A surgeon specialising in amputation who lost both legs to sepsis is on a shortlist to go into SPACE – as the world’s first para-astronaut.
Neil Hopper had his limbs removed in 2019 and is now shortlisted in the European Space Agency’s search for an astronaut with a disability.
The Consultant Vascular Surgeon at the Royal Cornwall Hospital Trust has performed hundreds of amputations in his career.
But he lost both his legs to sepsis in 2019.
After he lost his toes and much of the skin on the underneath of his feet leg amputation was the only option.
Welsh-speaking Neil now also features in a new welsh-language documentary ‘Drych: Camau Tua’r Sêr’, on S4C and BBC iPlayer.

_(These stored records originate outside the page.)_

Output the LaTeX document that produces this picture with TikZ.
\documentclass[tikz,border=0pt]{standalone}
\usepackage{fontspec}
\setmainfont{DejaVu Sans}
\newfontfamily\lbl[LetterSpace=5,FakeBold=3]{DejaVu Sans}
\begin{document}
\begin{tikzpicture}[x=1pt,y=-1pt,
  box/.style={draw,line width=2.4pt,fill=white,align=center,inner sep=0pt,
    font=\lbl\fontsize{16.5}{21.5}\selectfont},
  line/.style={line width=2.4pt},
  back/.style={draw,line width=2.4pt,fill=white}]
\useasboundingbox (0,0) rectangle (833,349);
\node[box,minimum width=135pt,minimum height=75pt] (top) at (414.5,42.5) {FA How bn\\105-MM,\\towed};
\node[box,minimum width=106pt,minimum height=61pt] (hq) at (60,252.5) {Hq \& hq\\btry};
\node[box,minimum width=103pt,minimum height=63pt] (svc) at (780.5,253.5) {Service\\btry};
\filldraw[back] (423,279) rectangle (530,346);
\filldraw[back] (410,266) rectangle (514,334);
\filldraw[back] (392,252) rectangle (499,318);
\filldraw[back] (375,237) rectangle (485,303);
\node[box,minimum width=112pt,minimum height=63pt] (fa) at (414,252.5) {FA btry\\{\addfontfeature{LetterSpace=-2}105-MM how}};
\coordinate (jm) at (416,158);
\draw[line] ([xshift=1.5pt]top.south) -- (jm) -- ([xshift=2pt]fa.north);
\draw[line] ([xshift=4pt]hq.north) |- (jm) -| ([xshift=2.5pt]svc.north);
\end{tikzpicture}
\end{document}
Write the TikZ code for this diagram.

The documentary follows his progress towards heading to space – following the ESA’s first para-astronaut John McFall, who was selected last November.
Neil, a space fanatic and Senior Clinical Lecturer at the University of Exeter, said: “When I saw the advertisement from the European Space Agency for a para astronaut, I had to put in an application.
“The criteria were quite specific; you had to have a doctorate in engineering or medicine, you had to have a disability below the knee, and you had to speak a second language – hey, Welsh! At first my wife Rachel thought I was completely crazy!”
The double-amputee said he was advised to change careers after losing his legs in 2019, but has since made ‘vital’ contributions to the field of amputation.
Describing the experience, Neil said: “I remember imagining the operation – operations which I do all the time, and thinking that power tools were going to be used on me. That was really difficult to process.
“I was in hospital for about six or seven weeks. The physical changes in my body were fairly easy to understand, but what I didn’t understand were the psychological changes and how hard it was just to fit back into family life.
A turning point came when Neil began to use his prosthetic legs. “I was starting to think I’d never be able to go back to work, I’d never be able to play football with my son, walk the dog on the beach – that’s the kind of mindset I had.
“But once I got legs, things started to change overnight, the future didn’t look so bleak.
“I was determined to go back to work. I wanted to prove that they were completely wrong.
“Throughout my career I’d always tried to imagine what it was like to have an amputation, so I didn’t expect to get the answer.I didn’t think I’d get the chance to see what it’s like on the other side of the knife.
“My experience has made me think more about how I communicate with patients. I believe it has made me a better doctor.”